The average person is born with about ten thousand taste buds. These taste buds die off and grow back every few weeks, like many cells in your body. But by the time you hit forty years of age, your taste buds begin to grow back at a slower pace. When it comes to cigars, the more time passes, the more you may start to enjoy more bland flavors. At the same time, other people may begin to demand bolder flavors. Our bodies are highly intelligent. You probably remember being a kid and appreciating sweet, creamy, and salty foods over vegetables. There are two main reasons for this. First, when we’re kids, our bodies are attempting to protect us from toxins while building up our developing immune systems. That’s why green veggies taste extra bitter. On the other hand, fruit sweetness tells the body the food is likely high in nutrients and will provide you with the necessary energy for development. This is the reason why adults thrive on more protein and veggies versus the copious amounts of sugar we desire as kids. As we grow, so does our body’s needs, and our taste buds evolve to match those needs. Your body has a natural waiting period when new tastes are introduced. Before your body will accept a new taste, it first tries to assess whether you have an intolerance for what you’re ingesting, like weeding out toxins or things you may be allergic to. As you get older and experience new foods and tastes, your body starts to recognize those tastes and is more willing to accept them. With age, your body has simply experienced more tastes and retained them in your olfactory memory.

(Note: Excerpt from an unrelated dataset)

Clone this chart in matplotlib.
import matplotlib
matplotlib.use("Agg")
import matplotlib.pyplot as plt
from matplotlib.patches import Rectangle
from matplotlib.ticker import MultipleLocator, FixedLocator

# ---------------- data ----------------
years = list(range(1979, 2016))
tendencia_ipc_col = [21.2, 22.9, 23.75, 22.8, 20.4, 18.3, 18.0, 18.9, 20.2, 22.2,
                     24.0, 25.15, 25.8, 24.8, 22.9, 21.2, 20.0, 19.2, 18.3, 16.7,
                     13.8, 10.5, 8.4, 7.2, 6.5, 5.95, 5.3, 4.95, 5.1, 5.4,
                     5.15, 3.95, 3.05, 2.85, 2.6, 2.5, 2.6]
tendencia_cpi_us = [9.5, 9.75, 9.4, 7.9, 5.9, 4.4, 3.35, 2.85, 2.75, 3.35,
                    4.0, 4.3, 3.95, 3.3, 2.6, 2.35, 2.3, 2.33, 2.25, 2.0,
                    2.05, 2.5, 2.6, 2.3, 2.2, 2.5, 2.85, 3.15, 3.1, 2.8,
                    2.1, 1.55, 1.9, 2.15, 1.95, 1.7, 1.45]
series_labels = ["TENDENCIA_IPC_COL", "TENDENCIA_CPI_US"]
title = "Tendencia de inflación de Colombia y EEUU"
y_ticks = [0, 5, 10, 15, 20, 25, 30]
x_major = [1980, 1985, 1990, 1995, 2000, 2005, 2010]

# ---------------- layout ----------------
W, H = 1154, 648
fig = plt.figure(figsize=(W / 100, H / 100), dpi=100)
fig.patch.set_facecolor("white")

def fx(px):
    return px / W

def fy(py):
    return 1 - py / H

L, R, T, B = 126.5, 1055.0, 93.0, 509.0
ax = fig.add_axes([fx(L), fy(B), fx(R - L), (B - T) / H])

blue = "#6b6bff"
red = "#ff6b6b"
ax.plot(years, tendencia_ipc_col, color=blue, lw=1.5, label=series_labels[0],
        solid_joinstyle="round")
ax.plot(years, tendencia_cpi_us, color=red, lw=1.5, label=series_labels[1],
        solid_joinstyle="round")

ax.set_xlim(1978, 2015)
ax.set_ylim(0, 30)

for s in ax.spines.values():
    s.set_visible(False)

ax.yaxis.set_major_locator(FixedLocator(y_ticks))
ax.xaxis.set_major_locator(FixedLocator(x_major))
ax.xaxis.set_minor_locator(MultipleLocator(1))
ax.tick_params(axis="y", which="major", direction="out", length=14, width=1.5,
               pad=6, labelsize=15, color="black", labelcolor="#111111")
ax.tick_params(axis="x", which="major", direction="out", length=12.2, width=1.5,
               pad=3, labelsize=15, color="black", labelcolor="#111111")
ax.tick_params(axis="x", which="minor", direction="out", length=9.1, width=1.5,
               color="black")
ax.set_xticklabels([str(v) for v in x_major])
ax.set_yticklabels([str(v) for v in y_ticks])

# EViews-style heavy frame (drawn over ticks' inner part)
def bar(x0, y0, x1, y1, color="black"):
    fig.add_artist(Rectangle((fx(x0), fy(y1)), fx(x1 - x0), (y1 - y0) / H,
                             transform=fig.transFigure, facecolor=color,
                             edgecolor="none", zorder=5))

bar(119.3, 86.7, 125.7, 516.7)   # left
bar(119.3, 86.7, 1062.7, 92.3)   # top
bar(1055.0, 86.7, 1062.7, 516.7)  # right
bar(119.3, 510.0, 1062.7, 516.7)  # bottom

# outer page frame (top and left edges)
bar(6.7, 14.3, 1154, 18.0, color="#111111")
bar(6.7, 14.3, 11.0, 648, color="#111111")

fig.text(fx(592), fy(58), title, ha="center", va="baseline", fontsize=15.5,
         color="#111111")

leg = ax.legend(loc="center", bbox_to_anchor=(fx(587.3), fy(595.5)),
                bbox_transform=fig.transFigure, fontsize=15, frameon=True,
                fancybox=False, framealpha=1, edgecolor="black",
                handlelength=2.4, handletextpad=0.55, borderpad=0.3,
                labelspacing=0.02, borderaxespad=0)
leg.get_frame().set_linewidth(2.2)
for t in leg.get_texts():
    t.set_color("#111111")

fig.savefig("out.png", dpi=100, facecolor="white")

When you first start smoking, you’re often recommended mild cigars. While I wouldn’t necessarily recommend this as a must, most smokers do start out on the milder end. At some point, someone may give you a stronger cigar, and you experience that earthshattering “wow” moment. Now you’re really tasting what you’re smoking. Often, people stay in that phase for a while. But as they learn more about varieties and types of tobaccos, they start valuing nuances over a single distinct flavor. While these layers of flavors can be found in cigars of all strength levels, they’re most commonly found in medium-strength cigars that take a more balanced approach to the primings of tobacco used. The more you learn about tobacco, the more your appreciation for fine tobacco grows. Your tolerance for under-fermented tobacco decreases, and your appreciation for well-aged tobacco increases. Additionally, you start developing an appreciation for a blender’s individual personality or style. While most new smokers know only that they do or don’t like certain flavors, seasoned smokers understand the “why.” You may even begin to understand the blender’s vision and start being able to identify a style you like over another.

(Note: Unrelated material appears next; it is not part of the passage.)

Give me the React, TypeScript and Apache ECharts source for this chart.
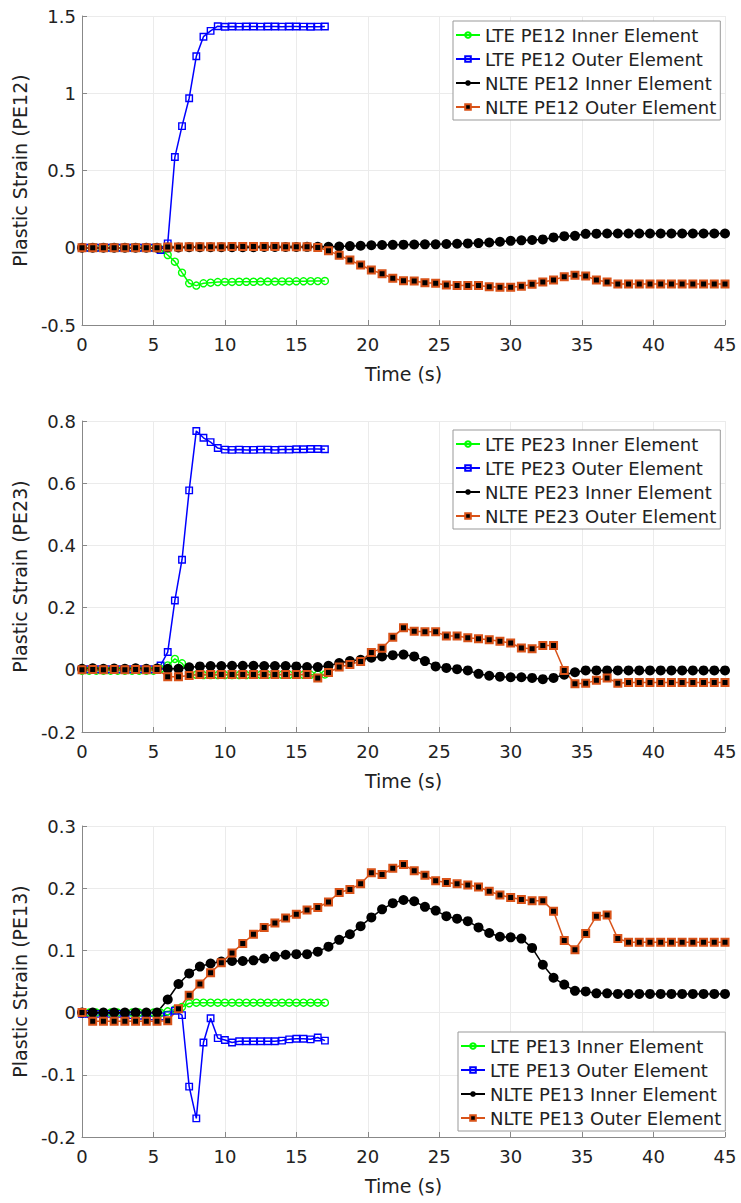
import React, { useEffect, useRef } from "react";
import * as echarts from "echarts";

const tLTE = [0, 0.5, 1, 1.5, 2, 2.5, 3, 3.5, 4, 4.5, 5, 5.5, 6, 6.5, 7, 7.5, 8, 8.5, 9, 9.5, 10, 10.5, 11, 11.5, 12, 12.5, 13, 13.5, 14, 14.5, 15, 15.5, 16, 16.5, 17];
const tNLTE = [0, 0.75, 1.5, 2.25, 3, 3.75, 4.5, 5.25, 6, 6.75, 7.5, 8.25, 9, 9.75, 10.5, 11.25, 12, 12.75, 13.5, 14.25, 15, 15.75, 16.5, 17.25, 18, 18.75, 19.5, 20.25, 21, 21.75, 22.5, 23.25, 24, 24.75, 25.5, 26.25, 27, 27.75, 28.5, 29.25, 30, 30.75, 31.5, 32.25, 33, 33.75, 34.5, 35.25, 36, 36.75, 37.5, 38.25, 39, 39.75, 40.5, 41.25, 42, 42.75, 43.5, 44.25, 45];

// PE12
const lteInner12 = [0, 0, 0, 0, 0, 0, 0, 0, 0, 0, 0, -0.01, -0.047, -0.09, -0.161, -0.23, -0.245, -0.23, -0.226, -0.222, -0.221, -0.221, -0.22, -0.22, -0.22, -0.219, -0.219, -0.219, -0.218, -0.218, -0.217, -0.217, -0.216, -0.216, -0.215];
const lteOuter12 = [0, 0, 0, 0, 0, 0, 0, 0, 0, 0, 0, -0.015, 0.028, 0.587, 0.787, 0.968, 1.239, 1.366, 1.404, 1.434, 1.43, 1.432, 1.431, 1.432, 1.432, 1.431, 1.432, 1.432, 1.431, 1.432, 1.432, 1.431, 1.43, 1.431, 1.432];
const nlteInner12 = [0, 0, 0, 0, 0, 0, 0, 0, 0.002, 0.002, 0.003, 0.003, 0.003, 0.004, 0.004, 0.004, 0.004, 0.005, 0.005, 0.005, 0.005, 0.006, 0.006, 0.006, 0.008, 0.011, 0.013, 0.016, 0.018, 0.019, 0.02, 0.021, 0.022, 0.022, 0.024, 0.026, 0.028, 0.03, 0.034, 0.039, 0.045, 0.048, 0.05, 0.054, 0.067, 0.075, 0.077, 0.09, 0.091, 0.092, 0.092, 0.092, 0.092, 0.092, 0.092, 0.092, 0.092, 0.092, 0.092, 0.092, 0.092];
const nlteOuter12 = [0, 0, 0, 0, 0, 0, 0, 0, 0.005, 0.005, 0.006, 0.006, 0.007, 0.007, 0.008, 0.008, 0.008, 0.008, 0.008, 0.007, 0.007, 0.006, 0.002, -0.019, -0.049, -0.079, -0.112, -0.144, -0.168, -0.198, -0.213, -0.215, -0.226, -0.23, -0.241, -0.245, -0.245, -0.245, -0.252, -0.256, -0.256, -0.249, -0.237, -0.221, -0.209, -0.187, -0.178, -0.183, -0.209, -0.221, -0.234, -0.234, -0.234, -0.234, -0.234, -0.234, -0.234, -0.234, -0.234, -0.234, -0.234];

// PE23
const lteInner23 = [-0.003, -0.003, -0.003, -0.003, -0.003, -0.003, -0.003, -0.003, -0.003, -0.003, -0.003, 0.003, 0.014, 0.035, 0.021, -0.012, -0.016, -0.017, -0.017, -0.017, -0.017, -0.017, -0.017, -0.017, -0.016, -0.016, -0.016, -0.016, -0.016, -0.016, -0.016, -0.016, -0.016, -0.015, -0.015];
const lteOuter23 = [0.002, 0.002, 0.002, 0.002, 0.002, 0.002, 0.002, 0.002, 0.002, 0.002, 0.002, 0.014, 0.057, 0.223, 0.354, 0.577, 0.768, 0.746, 0.732, 0.713, 0.708, 0.707, 0.708, 0.707, 0.707, 0.708, 0.708, 0.707, 0.708, 0.708, 0.709, 0.709, 0.71, 0.71, 0.709];
const nlteInner23 = [0.003, 0.005, 0.003, 0.004, 0.003, 0.005, 0.003, 0.004, 0.003, 0.003, 0.008, 0.011, 0.012, 0.012, 0.013, 0.013, 0.013, 0.012, 0.012, 0.012, 0.011, 0.009, 0.009, 0.013, 0.022, 0.028, 0.032, 0.039, 0.043, 0.047, 0.049, 0.043, 0.028, 0.011, 0.006, 0.002, -0.002, -0.013, -0.019, -0.022, -0.024, -0.024, -0.026, -0.03, -0.026, -0.016, -0.008, -0.002, -0.002, -0.002, -0.002, -0.002, -0.002, -0.002, -0.002, -0.002, -0.002, -0.002, -0.002, -0.002, -0.002];
const nlteOuter23 = [0, 0.001, 0, 0.001, 0, 0.001, 0, 0.001, -0.022, -0.022, -0.018, -0.015, -0.015, -0.015, -0.015, -0.015, -0.015, -0.015, -0.015, -0.015, -0.015, -0.015, -0.026, -0.009, 0.009, 0.017, 0.027, 0.056, 0.069, 0.105, 0.135, 0.124, 0.122, 0.122, 0.109, 0.109, 0.103, 0.1, 0.097, 0.092, 0.086, 0.07, 0.068, 0.078, 0.078, -0.002, -0.045, -0.043, -0.034, -0.026, -0.043, -0.041, -0.041, -0.041, -0.041, -0.041, -0.041, -0.041, -0.041, -0.041, -0.041];

// PE13
const lteInner13 = [0, 0, 0, 0, 0, 0, 0, 0, 0, 0, 0, 0, 0.002, 0.005, 0.009, 0.015, 0.016, 0.016, 0.016, 0.016, 0.016, 0.016, 0.016, 0.016, 0.016, 0.016, 0.016, 0.016, 0.016, 0.016, 0.016, 0.016, 0.016, 0.016, 0.016];
const lteOuter13 = [-0.002, -0.002, -0.002, -0.002, -0.002, -0.002, -0.002, -0.004, -0.005, -0.006, -0.006, -0.006, -0.004, 0.003, -0.004, -0.119, -0.17, -0.048, -0.009, -0.041, -0.044, -0.048, -0.046, -0.046, -0.046, -0.046, -0.046, -0.046, -0.045, -0.043, -0.042, -0.042, -0.043, -0.04, -0.045];
const nlteInner13 = [0, 0, 0, 0, 0, 0, 0, 0, 0.021, 0.046, 0.063, 0.074, 0.079, 0.082, 0.083, 0.083, 0.084, 0.087, 0.09, 0.093, 0.094, 0.094, 0.098, 0.106, 0.117, 0.126, 0.139, 0.153, 0.166, 0.176, 0.181, 0.179, 0.17, 0.164, 0.155, 0.151, 0.147, 0.137, 0.128, 0.122, 0.121, 0.119, 0.104, 0.077, 0.056, 0.045, 0.035, 0.034, 0.031, 0.031, 0.03, 0.03, 0.03, 0.03, 0.03, 0.03, 0.03, 0.03, 0.03, 0.03, 0.03];
const nlteOuter13 = [0, -0.014, -0.014, -0.014, -0.014, -0.014, -0.014, -0.014, -0.013, 0.006, 0.028, 0.046, 0.064, 0.08, 0.096, 0.111, 0.126, 0.137, 0.144, 0.152, 0.158, 0.165, 0.169, 0.178, 0.193, 0.198, 0.207, 0.225, 0.222, 0.232, 0.238, 0.228, 0.221, 0.212, 0.209, 0.207, 0.205, 0.202, 0.195, 0.189, 0.185, 0.182, 0.18, 0.18, 0.163, 0.116, 0.101, 0.127, 0.155, 0.157, 0.119, 0.113, 0.113, 0.113, 0.113, 0.113, 0.113, 0.113, 0.113, 0.113, 0.113];

const panels = [
  { tag: "PE12", min: -0.5, max: 1.5, interval: 0.5, top: 16, height: 309, legendTop: 21, legendLeft: 453, data: [lteInner12, lteOuter12, nlteInner12, nlteOuter12] },
  { tag: "PE23", min: -0.2, max: 0.8, interval: 0.2, top: 421, height: 311, legendTop: 430, legendLeft: 453, data: [lteInner23, lteOuter23, nlteInner23, nlteOuter23] },
  { tag: "PE13", min: -0.2, max: 0.3, interval: 0.1, top: 826, height: 311, legendTop: 1032, legendLeft: 458, data: [lteInner13, lteOuter13, nlteInner13, nlteOuter13] },
];

const FONT = "DejaVu Sans";
const GREEN = "#00ff00";
const BLUE = "#0000ff";
const ORANGE = "#D95319";

function pairs(t: number[], v: number[]) {
  return v.map((y, i) => [t[i], y]);
}

export default function App() {
  const ref = useRef<HTMLDivElement>(null);
  useEffect(() => {
    if (!ref.current) return;
    const chart = echarts.init(ref.current, undefined, { renderer: "svg" });
    const grid: any[] = [];
    const xAxis: any[] = [];
    const yAxis: any[] = [];
    const legend: any[] = [];
    const series: any[] = [];
    panels.forEach((p, k) => {
      grid.push({ left: 82, top: p.top, width: 643, height: p.height, containLabel: false });
      xAxis.push({
        type: "value", gridIndex: k, min: 0, max: 45, interval: 5,
        name: "Time (s)", nameLocation: "middle", nameGap: 39,
        nameTextStyle: { fontFamily: FONT, fontSize: 19, color: "#222" },
        axisLine: { show: true, onZero: false, lineStyle: { color: "#888", width: 1 } },
        axisTick: { show: true, inside: true, length: 5, lineStyle: { color: "#888" } },
        axisLabel: { fontFamily: FONT, fontSize: 18, color: "#222", margin: 10 },
        splitLine: { show: true, lineStyle: { color: "#ebebeb", width: 1 } },
      });
      yAxis.push({
        type: "value", gridIndex: k, min: p.min, max: p.max, interval: p.interval,
        name: "Plastic Strain (" + p.tag + ")", nameLocation: "middle", nameGap: 43,
        nameTextStyle: { fontFamily: FONT, fontSize: 19, color: "#222" },
        axisLine: { show: true, onZero: false, lineStyle: { color: "#888", width: 1 } },
        axisTick: { show: true, inside: true, length: 5, lineStyle: { color: "#888" } },
        axisLabel: { fontFamily: FONT, fontSize: 18, color: "#222", margin: 6 },
        splitLine: { show: true, lineStyle: { color: "#ebebeb", width: 1 } },
      });
      const names = [
        "LTE " + p.tag + " Inner Element",
        "LTE " + p.tag + " Outer Element",
        "NLTE " + p.tag + " Inner Element",
        "NLTE " + p.tag + " Outer Element",
      ];
      legend.push({
        show: true, orient: "vertical", left: p.legendLeft, top: p.legendTop,
        data: names, itemWidth: 24, itemHeight: 7, itemGap: 6,
        padding: [5, 4, 4, 2], borderColor: "#999", borderWidth: 1, backgroundColor: "#fff",
        textStyle: { fontFamily: FONT, fontSize: 18, color: "#222", padding: [0, 0, 0, 0] },
        selectedMode: false,
      });
      const styles = [
        { symbol: "circle", symbolSize: 7, line: GREEN, itemStyle: { color: "rgba(255,255,255,0)", borderColor: GREEN, borderWidth: 1.4 } },
        { symbol: "rect", symbolSize: 6.5, line: BLUE, itemStyle: { color: "rgba(255,255,255,0)", borderColor: BLUE, borderWidth: 1.4 } },
        { symbol: "circle", symbolSize: 10, line: "#000", itemStyle: { color: "#000", borderColor: "#000", borderWidth: 0 } },
        { symbol: "rect", symbolSize: 7, line: ORANGE, itemStyle: { color: "#000", borderColor: ORANGE, borderWidth: 2 } },
      ];
      p.data.forEach((vals, j) => {
        const t = j < 2 ? tLTE : tNLTE;
        const s = styles[j];
        series.push({
          type: "line", name: names[j], xAxisIndex: k, yAxisIndex: k,
          data: pairs(t, vals), symbol: s.symbol, symbolSize: s.symbolSize, showAllSymbol: true,
          lineStyle: { color: s.line, width: 1.5 }, itemStyle: s.itemStyle,
          emphasis: { disabled: true }, silent: true, clip: false,
        });
      });
    });
    chart.setOption({
      animation: false,
      backgroundColor: "#fff",
      grid, xAxis, yAxis, legend, series,
    });
    return () => chart.dispose();
  }, []);
  return (
    <div
      ref={ref}
      style={{ position: "fixed", left: 0, top: 0, width: 741, height: 1203, background: "#fff" }}
    />
  );
}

Don’t worry, we’re not going to tell you what to eat! When we use the word diet, we’re talking about the things you regularly eat, both in a geographical and cultural sense. For the most part, people eat certain foods because they like them and because they’re readily available. This is why the diets and eating traditions can differ so widely from one country to another, and from one culture to another. Depending on where you live and what you’re used to eating, your taste buds adapt, and certain flavors become associated with pleasure and normalcy. But as we mentioned before, taste evolves, and as a result you find yourself trying new things—some of which you like and some of which you don’t. For example, if you begin to gravitate toward spicier foods, you might discover that your preference in cigars also mirrors that change, leading you to the appreciation of spicier tobaccos. As the old saying goes, variety is the spice of life. Few things are as true as this. It’s up to each of us to make the most of it by experiencing a multitude of different tastes and expanding our palates—whether that in the food we eat, the drinks we sip, or the cigars that we enjoy.